[START]

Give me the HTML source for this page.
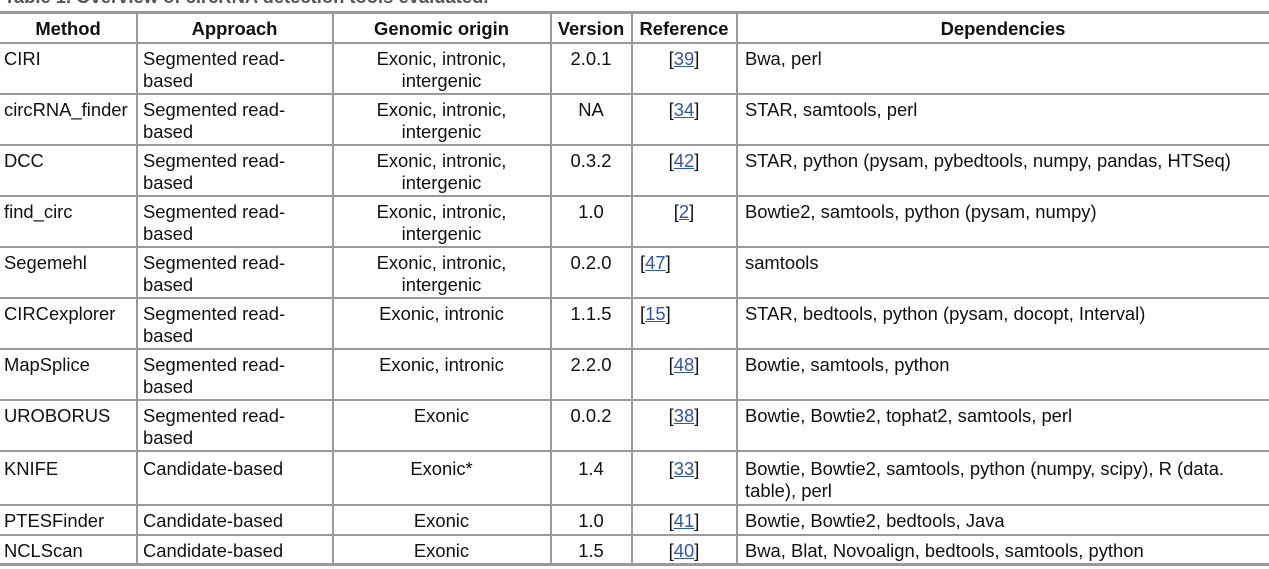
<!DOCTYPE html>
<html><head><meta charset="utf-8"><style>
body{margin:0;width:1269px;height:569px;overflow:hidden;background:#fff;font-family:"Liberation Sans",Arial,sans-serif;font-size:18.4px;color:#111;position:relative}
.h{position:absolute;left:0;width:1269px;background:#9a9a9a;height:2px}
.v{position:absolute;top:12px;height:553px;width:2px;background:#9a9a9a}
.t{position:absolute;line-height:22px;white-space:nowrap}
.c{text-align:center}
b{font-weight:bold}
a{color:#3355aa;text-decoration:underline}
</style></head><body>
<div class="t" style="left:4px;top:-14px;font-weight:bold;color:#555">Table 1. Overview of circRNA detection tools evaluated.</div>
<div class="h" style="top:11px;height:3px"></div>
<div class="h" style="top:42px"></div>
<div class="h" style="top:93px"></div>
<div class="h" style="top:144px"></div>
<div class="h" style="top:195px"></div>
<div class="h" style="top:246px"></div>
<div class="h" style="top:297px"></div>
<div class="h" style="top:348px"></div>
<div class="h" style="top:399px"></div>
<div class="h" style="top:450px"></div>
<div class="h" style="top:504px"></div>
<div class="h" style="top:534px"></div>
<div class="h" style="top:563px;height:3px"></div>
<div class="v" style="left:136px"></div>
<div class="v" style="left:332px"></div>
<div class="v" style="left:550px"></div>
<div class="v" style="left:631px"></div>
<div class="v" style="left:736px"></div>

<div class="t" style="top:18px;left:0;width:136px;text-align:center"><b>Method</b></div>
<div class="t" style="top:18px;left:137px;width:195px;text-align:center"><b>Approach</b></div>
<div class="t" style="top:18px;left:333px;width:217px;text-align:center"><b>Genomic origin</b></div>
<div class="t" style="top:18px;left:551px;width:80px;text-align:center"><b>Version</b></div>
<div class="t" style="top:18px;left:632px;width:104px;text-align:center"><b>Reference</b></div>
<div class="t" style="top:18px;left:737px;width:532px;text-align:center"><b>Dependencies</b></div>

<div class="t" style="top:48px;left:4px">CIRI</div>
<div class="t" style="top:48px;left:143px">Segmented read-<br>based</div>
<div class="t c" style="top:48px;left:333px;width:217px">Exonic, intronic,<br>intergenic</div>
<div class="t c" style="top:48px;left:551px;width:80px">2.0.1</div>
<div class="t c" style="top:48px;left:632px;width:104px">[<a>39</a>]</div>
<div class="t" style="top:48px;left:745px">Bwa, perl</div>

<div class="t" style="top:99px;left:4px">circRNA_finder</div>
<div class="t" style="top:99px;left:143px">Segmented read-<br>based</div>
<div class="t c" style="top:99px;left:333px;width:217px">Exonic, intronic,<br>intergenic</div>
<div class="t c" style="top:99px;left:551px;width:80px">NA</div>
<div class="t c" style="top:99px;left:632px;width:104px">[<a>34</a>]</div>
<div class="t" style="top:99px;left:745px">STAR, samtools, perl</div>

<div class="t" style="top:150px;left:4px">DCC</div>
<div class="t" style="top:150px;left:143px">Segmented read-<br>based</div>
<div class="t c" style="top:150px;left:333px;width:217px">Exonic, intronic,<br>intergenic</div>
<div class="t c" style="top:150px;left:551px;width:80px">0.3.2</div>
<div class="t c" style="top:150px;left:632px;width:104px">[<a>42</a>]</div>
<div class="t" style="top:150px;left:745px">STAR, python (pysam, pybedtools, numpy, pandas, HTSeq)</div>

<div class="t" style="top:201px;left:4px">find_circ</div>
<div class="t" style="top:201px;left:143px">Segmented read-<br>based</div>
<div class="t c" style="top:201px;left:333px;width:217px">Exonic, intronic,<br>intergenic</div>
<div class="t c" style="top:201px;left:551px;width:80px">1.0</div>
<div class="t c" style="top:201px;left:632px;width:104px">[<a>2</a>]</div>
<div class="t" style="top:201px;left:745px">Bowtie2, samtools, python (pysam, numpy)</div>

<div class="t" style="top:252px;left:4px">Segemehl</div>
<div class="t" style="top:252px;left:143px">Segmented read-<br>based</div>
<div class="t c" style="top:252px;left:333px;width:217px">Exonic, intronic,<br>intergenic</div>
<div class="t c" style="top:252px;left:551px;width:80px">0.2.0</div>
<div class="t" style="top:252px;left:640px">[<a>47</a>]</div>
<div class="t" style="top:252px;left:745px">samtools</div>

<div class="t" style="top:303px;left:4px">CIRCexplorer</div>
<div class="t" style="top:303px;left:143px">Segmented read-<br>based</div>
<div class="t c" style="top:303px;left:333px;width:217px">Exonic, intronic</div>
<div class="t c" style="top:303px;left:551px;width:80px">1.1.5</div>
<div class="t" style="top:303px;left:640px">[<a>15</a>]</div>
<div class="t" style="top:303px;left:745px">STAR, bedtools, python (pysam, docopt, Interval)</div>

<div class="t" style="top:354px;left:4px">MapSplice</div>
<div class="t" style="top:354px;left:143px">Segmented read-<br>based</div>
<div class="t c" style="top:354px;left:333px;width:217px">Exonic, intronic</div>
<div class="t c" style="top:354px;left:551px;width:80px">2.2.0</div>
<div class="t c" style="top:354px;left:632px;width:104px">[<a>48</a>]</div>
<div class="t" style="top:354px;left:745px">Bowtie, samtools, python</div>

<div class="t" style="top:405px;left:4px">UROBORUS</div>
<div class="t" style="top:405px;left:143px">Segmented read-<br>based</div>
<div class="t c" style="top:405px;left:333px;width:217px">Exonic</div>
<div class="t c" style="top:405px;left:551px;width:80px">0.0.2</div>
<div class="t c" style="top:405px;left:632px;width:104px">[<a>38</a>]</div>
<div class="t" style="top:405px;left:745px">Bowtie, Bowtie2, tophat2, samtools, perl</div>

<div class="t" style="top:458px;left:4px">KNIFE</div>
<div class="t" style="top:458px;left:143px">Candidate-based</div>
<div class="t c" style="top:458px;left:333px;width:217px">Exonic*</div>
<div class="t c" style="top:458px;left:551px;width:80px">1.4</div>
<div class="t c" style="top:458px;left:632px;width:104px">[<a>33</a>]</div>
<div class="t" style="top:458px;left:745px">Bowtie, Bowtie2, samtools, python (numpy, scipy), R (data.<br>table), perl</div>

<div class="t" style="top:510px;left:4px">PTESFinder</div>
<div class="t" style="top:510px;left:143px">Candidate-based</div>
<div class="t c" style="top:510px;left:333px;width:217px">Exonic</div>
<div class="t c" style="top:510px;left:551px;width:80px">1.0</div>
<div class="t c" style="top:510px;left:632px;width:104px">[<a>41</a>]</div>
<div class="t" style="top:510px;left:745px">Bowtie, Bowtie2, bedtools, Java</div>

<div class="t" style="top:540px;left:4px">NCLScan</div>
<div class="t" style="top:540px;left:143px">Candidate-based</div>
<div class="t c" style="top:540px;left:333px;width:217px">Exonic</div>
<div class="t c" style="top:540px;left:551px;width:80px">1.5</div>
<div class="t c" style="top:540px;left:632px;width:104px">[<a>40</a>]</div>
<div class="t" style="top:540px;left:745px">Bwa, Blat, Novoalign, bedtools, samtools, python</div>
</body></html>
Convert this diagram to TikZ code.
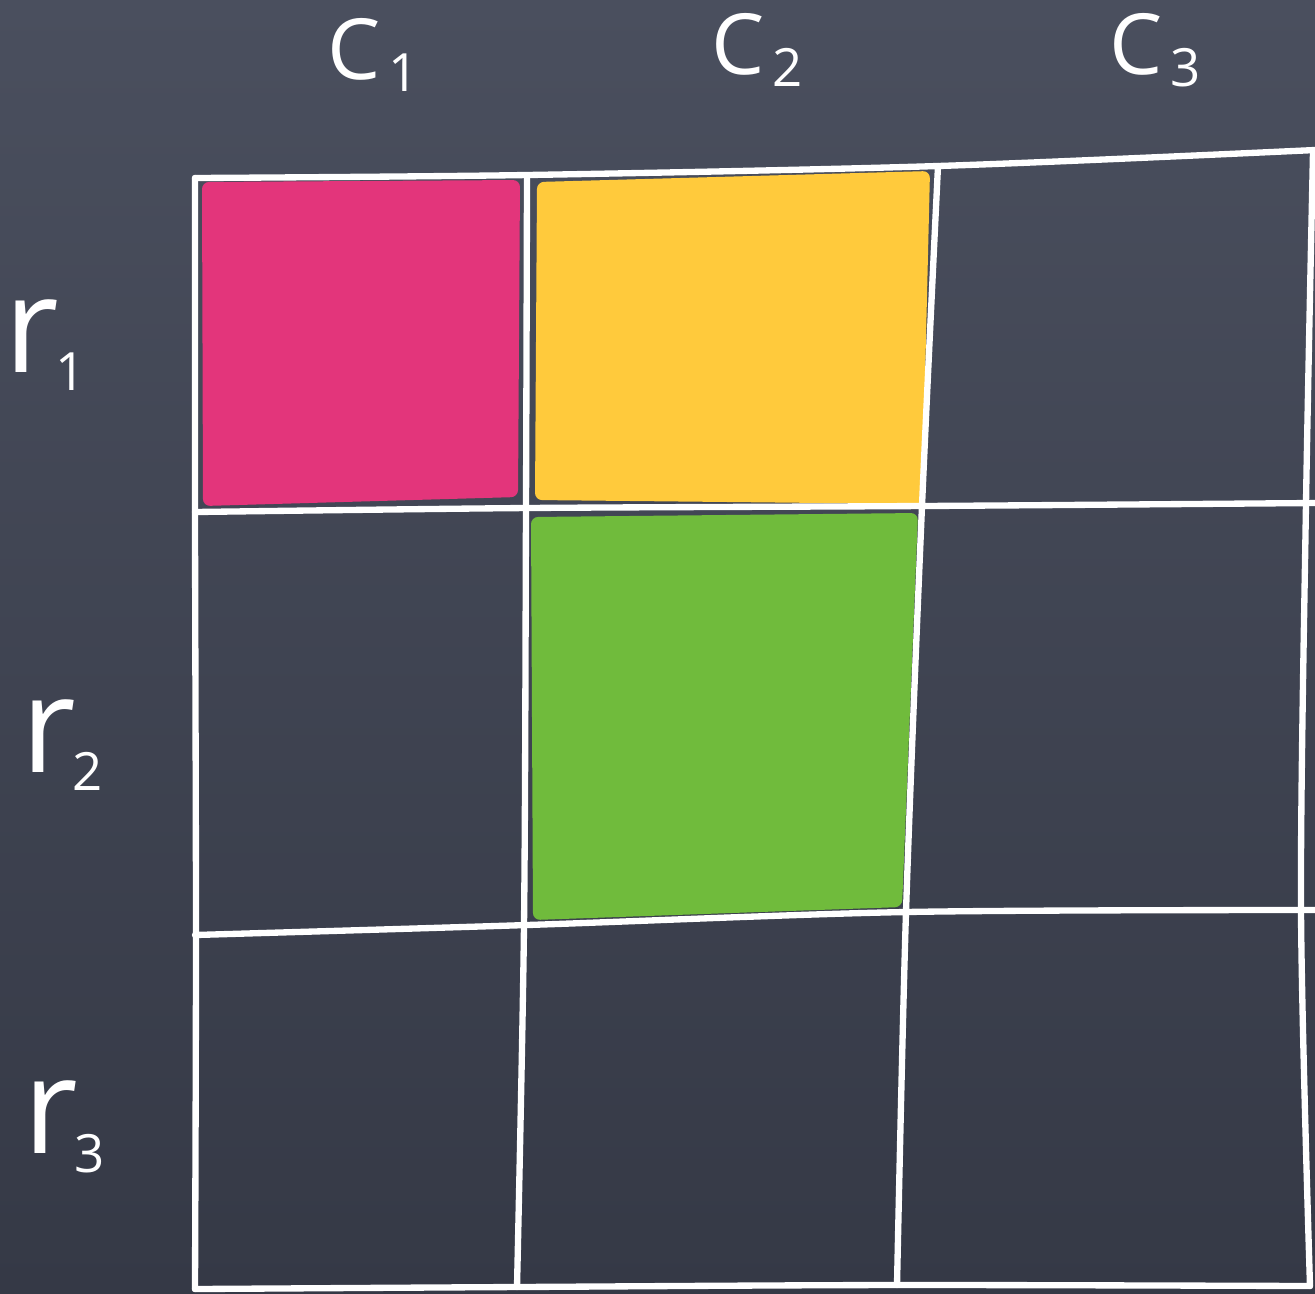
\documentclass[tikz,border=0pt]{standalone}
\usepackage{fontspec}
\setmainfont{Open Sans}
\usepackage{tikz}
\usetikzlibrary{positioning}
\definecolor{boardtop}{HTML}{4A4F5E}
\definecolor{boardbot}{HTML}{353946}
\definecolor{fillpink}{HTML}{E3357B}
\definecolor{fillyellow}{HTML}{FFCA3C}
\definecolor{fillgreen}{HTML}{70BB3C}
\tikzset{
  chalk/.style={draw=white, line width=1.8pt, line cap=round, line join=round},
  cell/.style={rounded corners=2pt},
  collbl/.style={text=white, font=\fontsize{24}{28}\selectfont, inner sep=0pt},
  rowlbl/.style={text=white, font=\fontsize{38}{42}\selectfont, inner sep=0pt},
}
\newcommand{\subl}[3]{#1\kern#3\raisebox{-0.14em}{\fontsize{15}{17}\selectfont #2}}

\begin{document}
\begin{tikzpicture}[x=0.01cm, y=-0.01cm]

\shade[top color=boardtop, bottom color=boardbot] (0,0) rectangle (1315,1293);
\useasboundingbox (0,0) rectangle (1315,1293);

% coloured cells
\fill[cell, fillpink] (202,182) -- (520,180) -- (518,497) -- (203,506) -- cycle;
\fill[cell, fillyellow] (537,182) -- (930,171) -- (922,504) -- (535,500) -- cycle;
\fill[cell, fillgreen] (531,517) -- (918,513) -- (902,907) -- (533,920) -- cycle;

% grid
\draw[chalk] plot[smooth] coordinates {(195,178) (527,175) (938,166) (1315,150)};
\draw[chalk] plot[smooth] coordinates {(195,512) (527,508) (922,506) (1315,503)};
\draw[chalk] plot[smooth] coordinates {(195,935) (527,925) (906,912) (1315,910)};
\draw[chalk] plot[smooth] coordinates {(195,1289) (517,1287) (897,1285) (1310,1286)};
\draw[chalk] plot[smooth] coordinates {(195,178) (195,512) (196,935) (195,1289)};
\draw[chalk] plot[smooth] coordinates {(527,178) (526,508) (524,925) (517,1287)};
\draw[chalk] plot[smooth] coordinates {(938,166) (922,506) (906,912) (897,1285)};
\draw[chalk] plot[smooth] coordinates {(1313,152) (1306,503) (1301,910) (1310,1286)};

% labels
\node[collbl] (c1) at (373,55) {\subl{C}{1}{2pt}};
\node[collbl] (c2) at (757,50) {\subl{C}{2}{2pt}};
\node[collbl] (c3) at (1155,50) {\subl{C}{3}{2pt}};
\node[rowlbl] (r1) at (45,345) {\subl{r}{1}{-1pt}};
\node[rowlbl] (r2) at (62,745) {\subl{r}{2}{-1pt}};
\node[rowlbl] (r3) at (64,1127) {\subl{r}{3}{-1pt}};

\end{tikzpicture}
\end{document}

[END]

◆ TASK REQUIREMENTS
Return, unchanged, the lines from the one containing "Convert this diagram to TikZ code." down to the end of the entries above, inclusive. Images are left out.

◆ TASK OUTPUT
Convert this diagram to TikZ code.
\documentclass[tikz,border=0pt]{standalone}
\usepackage{fontspec}
\setmainfont{Open Sans}
\usepackage{tikz}
\usetikzlibrary{positioning}
\definecolor{boardtop}{HTML}{4A4F5E}
\definecolor{boardbot}{HTML}{353946}
\definecolor{fillpink}{HTML}{E3357B}
\definecolor{fillyellow}{HTML}{FFCA3C}
\definecolor{fillgreen}{HTML}{70BB3C}
\tikzset{
  chalk/.style={draw=white, line width=1.8pt, line cap=round, line join=round},
  cell/.style={rounded corners=2pt},
  collbl/.style={text=white, font=\fontsize{24}{28}\selectfont, inner sep=0pt},
  rowlbl/.style={text=white, font=\fontsize{38}{42}\selectfont, inner sep=0pt},
}
\newcommand{\subl}[3]{#1\kern#3\raisebox{-0.14em}{\fontsize{15}{17}\selectfont #2}}

\begin{document}
\begin{tikzpicture}[x=0.01cm, y=-0.01cm]

\shade[top color=boardtop, bottom color=boardbot] (0,0) rectangle (1315,1293);
\useasboundingbox (0,0) rectangle (1315,1293);

% coloured cells
\fill[cell, fillpink] (202,182) -- (520,180) -- (518,497) -- (203,506) -- cycle;
\fill[cell, fillyellow] (537,182) -- (930,171) -- (922,504) -- (535,500) -- cycle;
\fill[cell, fillgreen] (531,517) -- (918,513) -- (902,907) -- (533,920) -- cycle;

% grid
\draw[chalk] plot[smooth] coordinates {(195,178) (527,175) (938,166) (1315,150)};
\draw[chalk] plot[smooth] coordinates {(195,512) (527,508) (922,506) (1315,503)};
\draw[chalk] plot[smooth] coordinates {(195,935) (527,925) (906,912) (1315,910)};
\draw[chalk] plot[smooth] coordinates {(195,1289) (517,1287) (897,1285) (1310,1286)};
\draw[chalk] plot[smooth] coordinates {(195,178) (195,512) (196,935) (195,1289)};
\draw[chalk] plot[smooth] coordinates {(527,178) (526,508) (524,925) (517,1287)};
\draw[chalk] plot[smooth] coordinates {(938,166) (922,506) (906,912) (897,1285)};
\draw[chalk] plot[smooth] coordinates {(1313,152) (1306,503) (1301,910) (1310,1286)};

% labels
\node[collbl] (c1) at (373,55) {\subl{C}{1}{2pt}};
\node[collbl] (c2) at (757,50) {\subl{C}{2}{2pt}};
\node[collbl] (c3) at (1155,50) {\subl{C}{3}{2pt}};
\node[rowlbl] (r1) at (45,345) {\subl{r}{1}{-1pt}};
\node[rowlbl] (r2) at (62,745) {\subl{r}{2}{-1pt}};
\node[rowlbl] (r3) at (64,1127) {\subl{r}{3}{-1pt}};

\end{tikzpicture}
\end{document}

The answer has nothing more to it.